— Problem description —
Take the material below and extract the lines from the one with "Clone this chart in seaborn and matplotlib." through the one with "import seaborn as sns", word for word, without pictures.

— Given information —
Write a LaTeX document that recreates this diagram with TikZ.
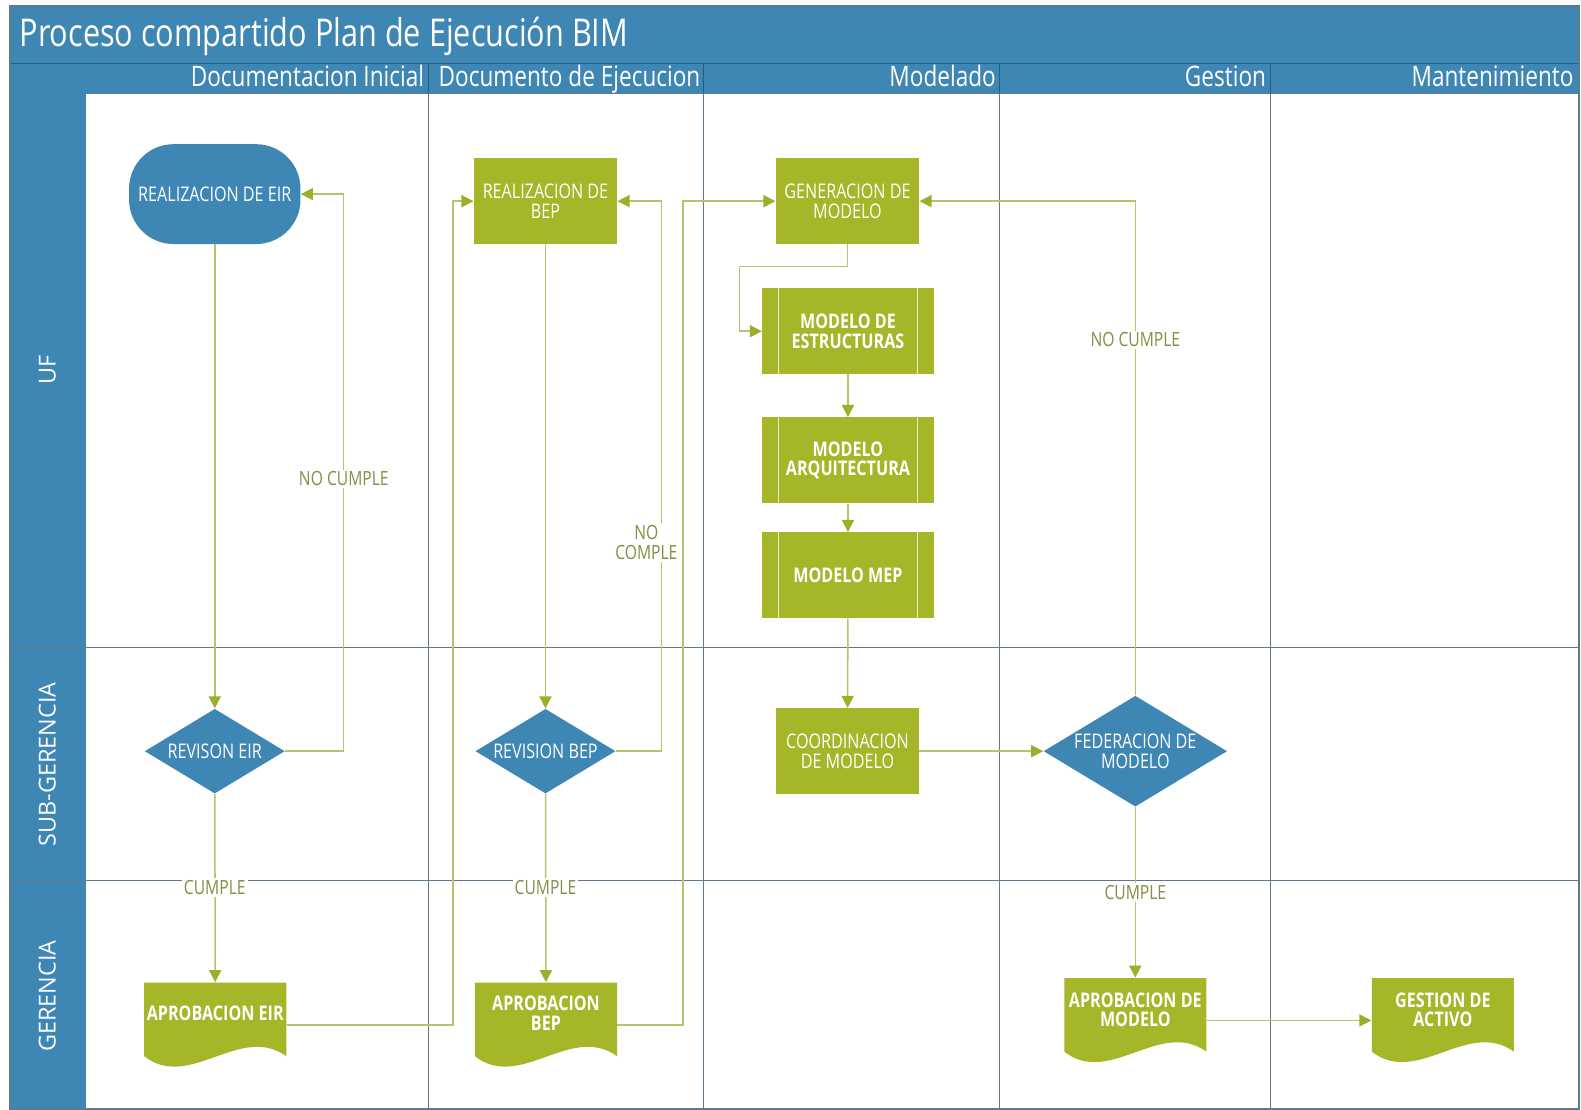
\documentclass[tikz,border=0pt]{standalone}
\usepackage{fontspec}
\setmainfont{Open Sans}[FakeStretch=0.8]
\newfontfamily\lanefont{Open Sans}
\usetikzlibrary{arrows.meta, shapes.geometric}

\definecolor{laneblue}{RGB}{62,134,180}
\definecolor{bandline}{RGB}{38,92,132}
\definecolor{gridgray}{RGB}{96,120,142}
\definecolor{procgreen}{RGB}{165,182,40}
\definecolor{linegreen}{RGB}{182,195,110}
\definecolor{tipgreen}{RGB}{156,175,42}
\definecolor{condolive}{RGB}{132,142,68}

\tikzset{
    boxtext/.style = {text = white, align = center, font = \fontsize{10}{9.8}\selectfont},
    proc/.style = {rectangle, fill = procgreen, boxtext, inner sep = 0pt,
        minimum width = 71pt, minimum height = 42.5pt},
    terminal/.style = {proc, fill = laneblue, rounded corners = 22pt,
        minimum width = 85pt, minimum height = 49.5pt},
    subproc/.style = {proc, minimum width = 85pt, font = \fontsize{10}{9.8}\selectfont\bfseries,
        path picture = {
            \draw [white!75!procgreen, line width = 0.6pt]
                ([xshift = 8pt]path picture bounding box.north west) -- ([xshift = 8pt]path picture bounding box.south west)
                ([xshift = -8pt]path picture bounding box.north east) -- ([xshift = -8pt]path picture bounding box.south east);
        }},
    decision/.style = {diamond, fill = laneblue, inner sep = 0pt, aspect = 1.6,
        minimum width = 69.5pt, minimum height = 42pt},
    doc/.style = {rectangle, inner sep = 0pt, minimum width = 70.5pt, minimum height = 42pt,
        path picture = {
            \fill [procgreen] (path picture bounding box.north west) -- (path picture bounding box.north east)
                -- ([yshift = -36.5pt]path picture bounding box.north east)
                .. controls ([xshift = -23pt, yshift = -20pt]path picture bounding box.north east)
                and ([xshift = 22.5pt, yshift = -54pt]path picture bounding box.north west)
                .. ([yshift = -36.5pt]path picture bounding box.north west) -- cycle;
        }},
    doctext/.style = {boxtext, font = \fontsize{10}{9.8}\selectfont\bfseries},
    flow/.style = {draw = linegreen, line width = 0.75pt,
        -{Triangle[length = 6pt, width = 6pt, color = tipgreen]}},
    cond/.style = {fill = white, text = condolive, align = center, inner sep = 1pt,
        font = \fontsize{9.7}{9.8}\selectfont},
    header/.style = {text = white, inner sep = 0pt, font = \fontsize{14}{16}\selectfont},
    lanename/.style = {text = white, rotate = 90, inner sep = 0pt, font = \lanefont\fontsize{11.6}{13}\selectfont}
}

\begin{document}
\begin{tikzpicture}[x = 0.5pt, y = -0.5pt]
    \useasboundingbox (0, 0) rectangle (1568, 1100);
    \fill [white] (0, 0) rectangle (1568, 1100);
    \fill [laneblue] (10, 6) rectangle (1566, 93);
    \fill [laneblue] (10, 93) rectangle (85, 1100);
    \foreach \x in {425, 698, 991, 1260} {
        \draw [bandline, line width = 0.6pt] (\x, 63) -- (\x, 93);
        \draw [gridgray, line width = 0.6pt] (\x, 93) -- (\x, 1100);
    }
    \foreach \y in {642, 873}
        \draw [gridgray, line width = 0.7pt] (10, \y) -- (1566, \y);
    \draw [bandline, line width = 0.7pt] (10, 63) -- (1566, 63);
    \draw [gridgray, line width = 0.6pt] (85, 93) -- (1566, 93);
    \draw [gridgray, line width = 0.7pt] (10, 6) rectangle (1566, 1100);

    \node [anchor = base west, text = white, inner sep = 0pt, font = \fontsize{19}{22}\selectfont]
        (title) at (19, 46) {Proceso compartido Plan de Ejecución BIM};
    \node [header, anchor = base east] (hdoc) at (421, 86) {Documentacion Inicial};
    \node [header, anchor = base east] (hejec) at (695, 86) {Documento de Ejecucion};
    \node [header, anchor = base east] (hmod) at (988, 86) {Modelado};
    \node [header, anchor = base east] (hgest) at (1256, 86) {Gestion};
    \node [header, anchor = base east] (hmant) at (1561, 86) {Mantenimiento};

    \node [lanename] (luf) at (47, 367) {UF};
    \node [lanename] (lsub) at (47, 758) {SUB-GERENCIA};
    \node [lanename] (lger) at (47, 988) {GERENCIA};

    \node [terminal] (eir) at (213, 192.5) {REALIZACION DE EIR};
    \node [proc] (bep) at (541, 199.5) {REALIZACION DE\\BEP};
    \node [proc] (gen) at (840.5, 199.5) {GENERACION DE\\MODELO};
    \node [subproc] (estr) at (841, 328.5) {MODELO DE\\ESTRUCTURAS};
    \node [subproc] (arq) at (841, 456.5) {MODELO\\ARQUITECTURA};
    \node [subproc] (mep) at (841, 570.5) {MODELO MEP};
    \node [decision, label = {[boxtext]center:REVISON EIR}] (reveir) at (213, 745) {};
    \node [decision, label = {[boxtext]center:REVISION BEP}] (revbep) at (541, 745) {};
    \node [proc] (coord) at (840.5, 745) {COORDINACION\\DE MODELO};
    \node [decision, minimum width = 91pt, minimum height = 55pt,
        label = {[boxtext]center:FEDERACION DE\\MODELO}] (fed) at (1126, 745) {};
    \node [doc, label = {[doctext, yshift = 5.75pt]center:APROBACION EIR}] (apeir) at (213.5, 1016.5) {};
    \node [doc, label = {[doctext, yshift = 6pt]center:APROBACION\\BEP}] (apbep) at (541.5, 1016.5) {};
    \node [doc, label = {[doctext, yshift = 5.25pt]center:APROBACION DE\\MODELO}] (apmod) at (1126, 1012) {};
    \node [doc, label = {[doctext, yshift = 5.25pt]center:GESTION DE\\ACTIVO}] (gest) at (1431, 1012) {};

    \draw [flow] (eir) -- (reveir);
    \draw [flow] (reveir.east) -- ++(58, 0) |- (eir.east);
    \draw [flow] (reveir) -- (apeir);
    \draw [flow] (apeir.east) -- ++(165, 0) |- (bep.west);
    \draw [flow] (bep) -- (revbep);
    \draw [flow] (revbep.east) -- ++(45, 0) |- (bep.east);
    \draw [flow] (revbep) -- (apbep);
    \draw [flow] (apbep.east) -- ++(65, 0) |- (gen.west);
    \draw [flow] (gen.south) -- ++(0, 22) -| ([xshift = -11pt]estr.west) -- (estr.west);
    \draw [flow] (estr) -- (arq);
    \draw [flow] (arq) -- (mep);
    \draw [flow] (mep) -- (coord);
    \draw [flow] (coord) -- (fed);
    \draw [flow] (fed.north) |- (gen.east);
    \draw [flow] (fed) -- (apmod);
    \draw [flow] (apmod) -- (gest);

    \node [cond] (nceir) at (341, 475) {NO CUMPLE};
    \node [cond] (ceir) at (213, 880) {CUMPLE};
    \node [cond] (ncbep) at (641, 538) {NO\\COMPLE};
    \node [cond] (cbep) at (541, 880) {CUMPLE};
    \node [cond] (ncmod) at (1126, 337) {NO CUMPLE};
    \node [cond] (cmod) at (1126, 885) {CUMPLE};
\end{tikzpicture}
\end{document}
==
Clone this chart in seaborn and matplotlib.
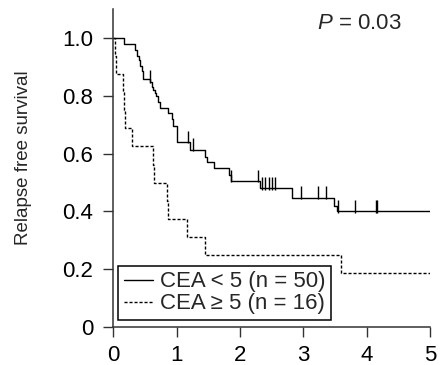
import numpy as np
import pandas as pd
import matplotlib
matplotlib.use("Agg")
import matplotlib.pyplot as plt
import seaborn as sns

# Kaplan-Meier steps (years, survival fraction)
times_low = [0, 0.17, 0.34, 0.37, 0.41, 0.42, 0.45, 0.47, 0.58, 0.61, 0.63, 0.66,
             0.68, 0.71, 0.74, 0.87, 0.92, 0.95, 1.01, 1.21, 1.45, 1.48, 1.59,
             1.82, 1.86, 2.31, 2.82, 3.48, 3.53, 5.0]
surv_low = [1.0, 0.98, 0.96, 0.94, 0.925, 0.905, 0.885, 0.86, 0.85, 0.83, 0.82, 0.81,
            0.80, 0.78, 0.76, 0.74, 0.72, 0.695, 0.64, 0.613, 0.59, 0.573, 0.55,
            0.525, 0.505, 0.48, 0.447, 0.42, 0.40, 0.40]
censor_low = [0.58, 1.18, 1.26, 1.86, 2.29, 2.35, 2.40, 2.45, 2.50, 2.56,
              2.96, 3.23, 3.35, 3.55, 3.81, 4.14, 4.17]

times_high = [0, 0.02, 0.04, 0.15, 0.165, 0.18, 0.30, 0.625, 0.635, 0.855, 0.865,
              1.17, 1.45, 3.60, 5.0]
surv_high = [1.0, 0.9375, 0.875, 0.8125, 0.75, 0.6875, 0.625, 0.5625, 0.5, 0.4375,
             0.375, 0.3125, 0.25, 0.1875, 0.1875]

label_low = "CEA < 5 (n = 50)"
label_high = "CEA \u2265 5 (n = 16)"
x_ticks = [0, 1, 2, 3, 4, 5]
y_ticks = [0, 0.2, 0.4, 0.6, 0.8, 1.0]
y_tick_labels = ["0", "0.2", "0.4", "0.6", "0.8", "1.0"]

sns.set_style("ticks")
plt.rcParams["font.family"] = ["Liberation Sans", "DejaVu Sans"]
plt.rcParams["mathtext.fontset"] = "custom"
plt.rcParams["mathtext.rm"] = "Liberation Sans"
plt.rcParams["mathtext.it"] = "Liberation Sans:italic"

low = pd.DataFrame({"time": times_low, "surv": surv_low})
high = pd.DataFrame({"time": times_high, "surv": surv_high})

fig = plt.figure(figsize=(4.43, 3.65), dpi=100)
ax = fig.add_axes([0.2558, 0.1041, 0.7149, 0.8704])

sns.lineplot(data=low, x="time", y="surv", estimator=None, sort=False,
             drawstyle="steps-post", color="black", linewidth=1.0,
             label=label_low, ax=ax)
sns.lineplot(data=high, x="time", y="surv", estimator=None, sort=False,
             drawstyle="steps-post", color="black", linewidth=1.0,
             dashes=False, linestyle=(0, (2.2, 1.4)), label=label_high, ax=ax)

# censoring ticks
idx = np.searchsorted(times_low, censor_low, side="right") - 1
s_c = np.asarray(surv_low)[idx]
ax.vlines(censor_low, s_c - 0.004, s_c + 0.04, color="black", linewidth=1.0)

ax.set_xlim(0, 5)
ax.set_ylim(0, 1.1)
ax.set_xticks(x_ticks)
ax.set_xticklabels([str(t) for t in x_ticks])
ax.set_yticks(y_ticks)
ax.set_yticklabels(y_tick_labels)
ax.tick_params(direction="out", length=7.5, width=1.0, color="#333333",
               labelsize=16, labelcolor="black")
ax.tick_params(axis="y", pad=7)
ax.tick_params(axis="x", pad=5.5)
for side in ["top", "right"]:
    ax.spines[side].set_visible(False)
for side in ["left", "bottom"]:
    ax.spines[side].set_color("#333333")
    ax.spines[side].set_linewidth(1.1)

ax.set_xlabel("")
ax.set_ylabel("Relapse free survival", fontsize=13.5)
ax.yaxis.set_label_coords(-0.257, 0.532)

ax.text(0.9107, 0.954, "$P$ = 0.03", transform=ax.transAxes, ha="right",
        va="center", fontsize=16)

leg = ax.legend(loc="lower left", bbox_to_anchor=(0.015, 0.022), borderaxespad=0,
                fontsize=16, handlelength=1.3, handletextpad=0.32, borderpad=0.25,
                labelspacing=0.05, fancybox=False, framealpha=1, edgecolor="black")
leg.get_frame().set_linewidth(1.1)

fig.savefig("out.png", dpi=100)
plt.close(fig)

— Solution —
Clone this chart in seaborn and matplotlib.
import numpy as np
import pandas as pd
import matplotlib
matplotlib.use("Agg")
import matplotlib.pyplot as plt
import seaborn as sns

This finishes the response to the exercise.